Stories like this normally make me wonder if I'm missing some reference. Probably it doesn't matter, but I do wonder if there is some particular story behind the monsters here or if the rituals and the characteristics are all original. Whatever the case, this is a story about a water creature who falls in love with a man and then loses him. Only she doesn't really lose him in the ways she thinks, and they rediscover each other in a different form and decide to try again, to keep going. The story is melancholy, told to the man that she has lost. It's a strange, poetic style, and not one that I would have looked for at Lightspeed. But here it is, and it works fairly well, diving through the depths of loss and grief and time. There is a weariness that is conveyed quite strongly, with the water creature not wanting to keep going. She is old and doesn't know if living is worth it anymore, but she manages to keep going. Parts of this are a little hard to figure out, or were for me, but overall it's a lovely, lonely story that I enjoyed.

"Things You Can Buy for a Penny" by Will Kaufman (4198 words)

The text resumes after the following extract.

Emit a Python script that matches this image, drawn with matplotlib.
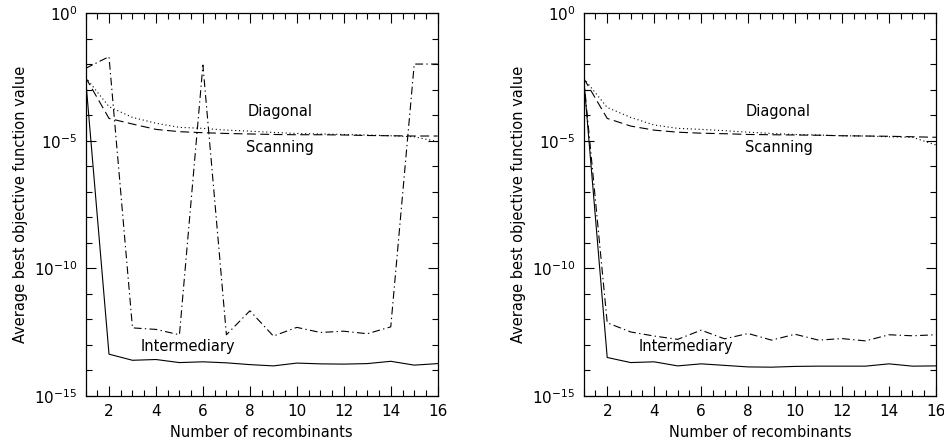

This story is more a series of stories, of people visiting the wet gentlemen at a magic well and making wishes in hopes that their lives will improve. And for most of them, it does. Not all, but th wet gentleman is certainly more considerate than a monkey's paw. The wishes he grants are perhaps edged but they are honest, at least in my mind. And the stories go deeper, echoing Tim's journey to the well, sinking down layer by layer. The voice and the imagery all is well done, evoking an older time without really setting a time or place. There is just a sense that this is an old story, that it goes back and back, a cycle. Which is why it's a little difficult to see too much horror in the story. It reads mostly like a horror but being the wet gentleman doesn't seem like a terrible thing. Once freed, he doesn't seem evil. And there's the sense that Tim will escape the same way, so to me it's more just a fairy tale-esque fantasy, one with some grim elements but ultimately one that just shows that some things never change, that people always seek creatures granting wishes.